Developing Awareness on the Gemba — Part 2
Visiting (and disrupting) teams in their workplace can create damage. Create value instead with clear intentions.
In my previous article, I talked about the intentions of a gemba walk. I argued that knowing what to do and how to behave on the gemba is not enough and that it is important to have clear intentions in mind before visiting (and disrupting) teams in their workplace in order to create more value and less damage. I discussed the first intention: developing awareness, which implies forcing ourselves to see the situation as it really is and not as we want to see it.
Developing awareness is difficult, and it requires practice and a strong desire to question what we already know about the business. Yet, it is a vital management skill that helps leaders cut through all the noise and make sense of unclear or emotional situations, both inside and outside the business. But there are two other key intentions to maintain in a successful gemba walk.
When a CEO or a manager becomes “aware” of a problem on the gemba, what should they do? Most of us experience the instinct to fix it on the spot. Although taking immediate action always feels reassuring to the managers who do it, it often causes more harm than good. Imposing a fix right away prevents us from learning from the conditions that created the problem in the first place. Furthermore, it takes an opportunity away from the team to become more autonomous in dealing with unknown problems, which is the whole goal of lean.
Once we have discovered a problem on the gemba, the next step is to study our current delivery processes, in order to discover the underlying conditions that generated the problem. In our book The Lean Sensei, we call this “developing thoughtfulness”, and it is the second intention of a gemba walk.
Being thoughtful while on the gemba implies discovering whether things work as planned (assuming we even have a plan) and where work conditions are not up to par. Concretely, we study quality issues and obstacles in the flow of work and try to find out how front-line workers deal with discrepancies between our current systems and customers’ true needs and desires. The sensei’s primary role is to maintain the dialogue with reality by looking at specific, detailed cases of failure to deliver, such as customer complaints, rework, and late deliveries. I often call this taking a “deep dive” into a problem.
I remember taking the CTO and the local manager of a fast-growing digital scale-up on a deep dive during a gemba walk. We were discussing a high-profile customer project in front of a duly completed macro plan, which showed some delays. As I feared, the CTO immediately pressed the project manager to put together an action plan to catch up with the schedule. The project manager argued that it was already too late to catch up, but that they were planning on asking the client to remove some minor features from the scope or revise the final deadline.

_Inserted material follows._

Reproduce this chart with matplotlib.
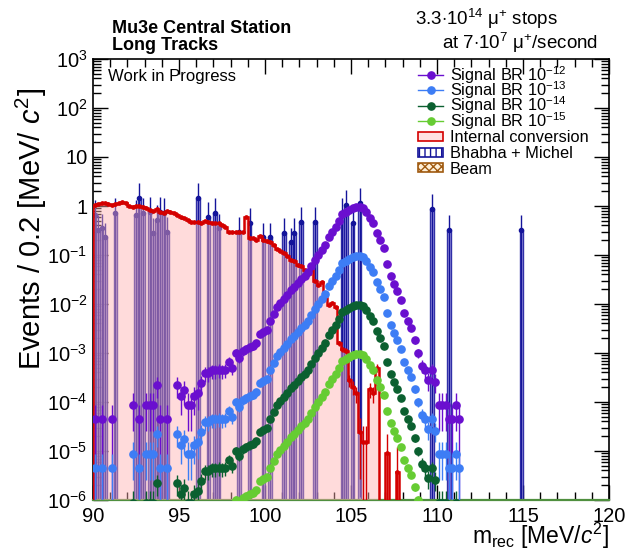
from __future__ import annotations

import numpy as np
import matplotlib

matplotlib.use("Agg")
import matplotlib.pyplot as plt
from matplotlib.lines import Line2D
from matplotlib.patches import Rectangle
from matplotlib.ticker import FixedLocator, FixedFormatter, LogLocator, MultipleLocator, NullFormatter

plt.rcParams["font.family"] = ["Liberation Sans", "DejaVu Sans"]
plt.rcParams["mathtext.fontset"] = "custom"
plt.rcParams["mathtext.rm"] = "Liberation Sans"
plt.rcParams["mathtext.it"] = "Liberation Sans:italic"
plt.rcParams["mathtext.bf"] = "Liberation Sans:bold"
plt.rcParams["hatch.linewidth"] = 1.0

# binning: 0.2 MeV bins from 90 to 120 MeV
X_MIN, X_MAX, BIN_WIDTH = 90.0, 120.0, 0.2

# signal at BR 1e-12 (events per bin), other BRs are the same MC scaled
signal_br12 = [
  4.4e-5, 0, 4.4e-5, 0, 0, 4.4e-5, 0, 0, 0, 0,
  0, 8.8e-5, 0, 4.4e-5, 0, 8.8e-5, 8.8e-5, 8.8e-5, 2.2e-4, 4.4e-5,
  0, 4.4e-5, 0, 0, 2.2e-4, 1.3e-4, 1.75e-4, 8.8e-5, 8.8e-5, 1.3e-4,
  1.5e-4, 2.4e-4, 3.9e-4, 3.9e-4, 4.4e-4, 4.4e-4, 4.5e-4, 4.4e-4, 4.5e-4, 6.5e-4,
  5.0e-4, 1.0e-3, 8.0e-4, 1.1e-3, 1.2e-3, 1.3e-3, 1.4e-3, 1.6e-3, 2.5e-3, 2.7e-3,
  3.0e-3, 4.5e-3, 6.3e-3, 8.5e-3, 1.05e-2, 1.25e-2, 1.5e-2, 1.9e-2, 2.2e-2, 2.7e-2,
  3.3e-2, 3.7e-2, 4.5e-2, 6.0e-2, 8.0e-2, 1.0e-1, 1.25e-1, 1.6e-1, 2.3e-1, 3.0e-1,
  3.8e-1, 5.0e-1, 6.8e-1, 7.5e-1, 8.3e-1, 9.2e-1, 9.7e-1, 9.5e-1, 8.9e-1, 7.4e-1,
  5.8e-1, 4.4e-1, 2.8e-1, 2.0e-1, 1.4e-1, 6.5e-2, 3.8e-2, 2.6e-2, 1.8e-2, 1.2e-2,
  6.5e-3, 4.5e-3, 3.3e-3, 1.8e-3, 1.0e-3, 5.5e-4, 4.5e-4, 2.8e-4, 4.5e-4, 2.6e-4,
  8.8e-5, 8.8e-5, 8.8e-5, 4.4e-5, 4.4e-5, 8.8e-5, 4.4e-5, 0, 0, 0,
] + [0] * 40
signal_unit_weight = 4.4e-5
signal_scale = [1.0, 0.1, 0.01, 0.001]
signal_labels = [
  r"Signal BR 10$^{-12}$",
  r"Signal BR 10$^{-13}$",
  r"Signal BR 10$^{-14}$",
  r"Signal BR 10$^{-15}$",
]
signal_colors = ["#6a0fcf", "#3d7df5", "#0b6030", "#66cc33"]

internal_conversion = [
  1.05, 1.10, 1.13, 1.13, 1.10, 1.05, 1.10, 1.13, 1.22, 1.13,
  1.00, 0.97, 1.00, 1.00, 0.94, 0.90, 0.83, 0.80, 0.86, 0.77,
  0.73, 0.80, 0.77, 0.71, 0.65, 0.60, 0.56, 0.52, 0.48, 0.47,
  0.48, 0.44, 0.50, 0.48, 0.46, 0.44, 0.46, 0.41, 0.38, 0.30,
  0.29, 0.30, 0.30, 0.29, 0.60, 0.22, 0.22, 0.20, 0.24, 0.20,
  0.19, 0.18, 0.16, 0.13, 0.12, 0.11, 0.095, 0.080, 0.075, 0.062,
  0.060, 0.050, 0.040, 0.050, 0.030, 0.024, 0.028, 0.013, 0.0095, 0.0105,
  0.0085, 0.0016, 0.0012, 0.0011, 2.8e-4, 2.0e-4, 1.5e-4, 2.5e-5, 1.5e-5, 1.5e-5,
  1.8e-4, 1.5e-4, 5.0e-4, 0, 0, 9e-6, 0, 0, 3.7e-6, 0,
] + [0] * 60
ic_unit_weight = 2e-5

bhabha_centers = [
  90.1, 90.3, 90.5, 90.7, 91.3, 92.5, 92.7, 92.9, 93.3, 93.5, 93.7, 93.9,
  94.1, 94.3, 96.1, 96.7, 97.1, 97.3, 98.5, 99.1, 99.9, 100.3, 101.1, 101.5,
  101.7, 102.1, 102.9, 104.5, 104.7, 105.1, 105.5, 109.7, 110.7, 114.9,
]
bhabha_values = [
  0.65, 0.32, 0.35, 0.23, 0.72, 0.65, 1.45, 0.72, 0.75, 0.28, 0.52, 0.75,
  0.72, 0.30, 1.45, 0.60, 0.72, 0.35, 0.30, 0.45, 0.23, 0.23, 0.28, 0.18,
  0.28, 0.47, 0.47, 0.72, 1.05, 0.45, 1.15, 0.87, 0.33, 0.33,
]

y_tick_values = [1e-6, 1e-5, 1e-4, 1e-3, 1e-2, 1e-1, 1, 10, 1e2, 1e3]
y_tick_labels = [
  r"$10^{-6}$", r"$10^{-5}$", r"$10^{-4}$", r"$10^{-3}$", r"$10^{-2}$",
  r"$10^{-1}$", "1", "10", r"$10^{2}$", r"$10^{3}$",
]

IC_LINE, IC_FILL = "#d40000", "#ffb0b0"
BM_LINE, BM_FILL = "#14149a", "#8f88dc"
BEAM_LINE, BEAM_FILL = "#a05a10", "#fff0d8"

LOW = 1e-12  # stand-in for empty bins on the log axis
W, H = 633, 550


def fx(px):
  return px / W


def fy(py):
  return 1 - py / H


def draw_errorbars(ax, x, y, err, color, ms, zorder, xerr=None, elw=1.0):
  lo = np.where(err >= y, y * (1 - 1e-6), err)
  ax.errorbar(
    x, y, yerr=[lo, err], xerr=xerr, fmt="o", ms=ms, color=color,
    mec=color, elinewidth=elw, capsize=0, zorder=zorder, lw=0,
  )


def draw_legend(fig):
  labels = signal_labels + ["Internal conversion", "Bhabha + Michel", "Beam"]
  x0, x1, x_text = 418, 443, 450
  for i, label in enumerate(labels):
    yc = 74.5 + 15.5 * i
    if i < len(signal_colors):
      c = signal_colors[i]
      fig.add_artist(Line2D([fx(x0), fx(x1)], [fy(yc), fy(yc)], color=c,
                            lw=1.0, transform=fig.transFigure))
      fig.add_artist(Line2D([fx((x0 + x1) / 2)], [fy(yc)], color=c,
                            marker="o", ms=5.2, transform=fig.transFigure))
    else:
      edge, face, hatch = [
        (IC_LINE, "#ffe0e0", None),
        (BM_LINE, "white", "|||"),
        (BEAM_LINE, BEAM_FILL, "xxxx"),
      ][i - len(signal_colors)]
      fig.add_artist(Rectangle((fx(x0), fy(yc + 4.5)), fx(x1 - x0), 9 / H,
                               facecolor=face, edgecolor=edge, hatch=hatch,
                               lw=1.2, transform=fig.transFigure))
    fig.text(fx(x_text), fy(yc + 6), label, fontsize=11.8, va="baseline")


def make_plot(out_path="out.png"):
  edges = np.linspace(X_MIN, X_MAX, int(round((X_MAX - X_MIN) / BIN_WIDTH)) + 1)
  centers = 0.5 * (edges[:-1] + edges[1:])

  fig = plt.figure(figsize=(6.33, 5.5), dpi=100)
  ax = fig.add_axes([93 / W, 50 / H, 516 / W, 441 / H])
  ax.set_yscale("log")

  # Bhabha + Michel bars
  bx = np.array(bhabha_centers)
  bv = np.array(bhabha_values)
  ax.bar(bx, bv, width=BIN_WIDTH, bottom=LOW, color=BM_FILL, alpha=0.85,
         edgecolor=BM_LINE, linewidth=1.0, zorder=2)
  draw_errorbars(ax, bx, bv, bv, BM_LINE, 3, 2.5)

  # internal conversion
  ic = np.array(internal_conversion, dtype=float)
  ic_plot = np.where(ic > 0, ic, LOW)
  ax.stairs(ic_plot, edges, baseline=LOW, fill=True, color=IC_FILL,
            alpha=0.45, lw=0, zorder=3)
  ax.stairs(ic_plot, edges, baseline=LOW, color=IC_LINE, lw=1.8, zorder=4)
  mask = ic > 0
  draw_errorbars(ax, centers[mask], ic[mask],
                 np.sqrt(ic[mask] * ic_unit_weight), IC_LINE, 2.4, 4.5)

  # signals
  sig = np.array(signal_br12, dtype=float)
  for k, (scale, color) in enumerate(zip(signal_scale, signal_colors)):
    vals = sig * scale
    m = vals > 0
    err = np.sqrt(vals[m] * signal_unit_weight * scale)
    draw_errorbars(ax, centers[m], vals[m], err, color, 5.2, 6 + k,
                   xerr=BIN_WIDTH / 2)

  ax.set_xlim(X_MIN, X_MAX)
  ax.set_ylim(1e-6, 1e3)

  ax.xaxis.set_major_locator(MultipleLocator(5))
  ax.xaxis.set_minor_locator(MultipleLocator(1))
  ax.yaxis.set_major_locator(FixedLocator(y_tick_values))
  ax.yaxis.set_major_formatter(FixedFormatter(y_tick_labels))
  ax.yaxis.set_minor_locator(LogLocator(base=10, subs=np.arange(2, 10)))
  ax.yaxis.set_minor_formatter(NullFormatter())
  ax.tick_params(which="both", direction="in", top=True, right=True,
                 labelsize=14.5, width=1.0)
  ax.tick_params(axis="x", pad=5)
  ax.tick_params(axis="y", pad=4)
  ax.tick_params(which="major", length=11)
  ax.tick_params(which="minor", length=5.5)
  for side in ("left", "right", "top"):
    ax.spines[side].set_linewidth(1.2)
  ax.spines["bottom"].set_color("#4f8f3f")
  ax.spines["bottom"].set_linewidth(1.6)

  ax.set_xlabel(r"m$_{\rm rec}$ [MeV/$c^{2}$]", fontsize=16.5, loc="right")
  ax.xaxis.set_label_coords(1.0, -21 / 441)
  ax.set_ylabel(r"Events / 0.2 [MeV/ $c^{2}$]", fontsize=21, loc="top")
  ax.yaxis.set_label_coords(-44 / 516, 1 - 29 / 441)

  fig.text(fx(112), fy(33), "Mu3e Central Station",
           fontsize=13, fontweight="bold")
  fig.text(fx(112), fy(50), "Long Tracks",
           fontsize=13, fontweight="bold")
  fig.text(fx(415), fy(25), r"3.3$\cdot$10$^{14}$ μ$^{+}$ stops",
           fontsize=13.5)
  fig.text(fx(598), fy(49), r"at 7$\cdot$10$^{7}$ μ$^{+}$/second",
           fontsize=13.5, ha="right")
  fig.text(fx(108), fy(81), "Work in Progress", fontsize=12,
           va="baseline")

  draw_legend(fig)

  fig.savefig(out_path, dpi=100)
  plt.close(fig)
  return out_path


def main():
  make_plot("out.png")


if __name__ == "__main__":
  main()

At that moment, I stepped in and asked the project manager if he could kindly explain why the first milestone had been missed. The reason he gave was that the technical team had underestimated the design effort of some features because they had felt rushed to begin development. Looking more deeply into a couple of cases, we realized a quite disturbing fact: about one-third of the features required a specific technical skill possessed by just one person on the team. Digging even further, we understood that it was the CTO who had selected the team members at the beginning of the project. At the time, the project manager was frustrated with this decision but since then he had learned to deal with the team as best he could.
As the example above shows, once you understand the source of a problem (thoughtfulness), the trick is to 1) avoid knee-jerk solutions and 2) avoid rationalizing decisions in favor of existing systems. Rather, we want to support local autonomy by letting a team change the system however is needed so that they can solve their own problems and keep things running as planned. This is what we call in The Lean Sensei developing “inventiveness”, and it is the third intention of a gemba walk. Inventiveness means trusting people to come up with smart ideas to resolve their own problems, encouraging them by visiting them often, giving them the space and authority to try new things and bend the rules, and rewarding them for their best ideas. Some of these ideas could prove to be golden opportunities for the business. It was the case for this cloud services startup, where an experiment to facilitate the work of systems integrators and reduce the number of human errors turned into a growth path for the company.
As these examples demonstrate, awareness, thoughtfulness, and inventiveness are more than tricks for making gemba walks interesting and easier. They are essential skills leaders need to continuously develop for themselves, their managers, and their front-line workers. Developing these skills is a strategy for growth. Going to the gemba with the right intentions in mind is what makes for a fantastic leader. By developing awareness, thoughtfulness, and inventiveness on the gemba with the leaders, the sensei contributes to creating value by “keeping the spirit of discovery strong throughout the company.”